Our honest answer is: 6 for most kids, sometimes 5, rarely earlier. The marker is not really a birthday; it is whether your kid can finish a two-step task ("pick this up, put it there"), notice when a thing is "done," and stay with a five-minute focus task. Most 6-year-olds clear that bar. Some 5-year-olds do too, especially the second-or-later kid in a family who has already been watching an older sibling do it. (For the year-one specifics, including why we do not pay for chores at this age, see the age 6 deep dive.)
A few signals that suggest you can start earlier than 6: your kid puts toys away without prompting, helps with simple tasks on their own initiative, or stays focused on a small task for several minutes. A few that suggest you should wait a year: meltdowns over small frustrations, no interest in completing things, or a household where the chart cannot reliably be checked daily because of work schedules. The cadence matters more than the calendar age. Start the chart, or wait a year and start it then with the cadence already established.
What changes when the chart bends at 14 to 16
The chart's right edge looks different from the rest of it, and that is the point. By 14, the baseline column has caught up with what an adult would do, and the conversation shifts from "what should you do this week" to "what does it look like to run this household alongside us." By 15, a real outside job is on the table for many kids: babysitting, retail, food service, tutoring, lifeguarding. The chart's earnable column shrinks because the real money is now coming from outside.

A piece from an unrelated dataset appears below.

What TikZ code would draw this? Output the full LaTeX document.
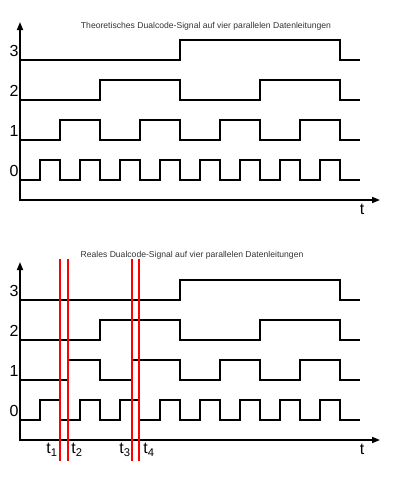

By 16, the at-home earnable list is down to occasional big one-offs (deep-clean a room, paint a fence, detail the car) priced at adult market rates, not chore-chart rates. The 16-year-old deep dive covers the transition in detail, including why paying $4 for a fully-mowed lawn at 16 actively teaches the wrong lesson.
A bending chart is the goal, not a regression. The job was always to grow a kid from five short tasks at 6 to running the household alongside you at 16, and then to step out of the way once a real outside job takes over the earning conversation. A 16-year-old still doing the 10-year-old row means the chart stalled. A 16-year-old whose earnable column has visibly emptied because the real money is now a paycheck means the chart worked.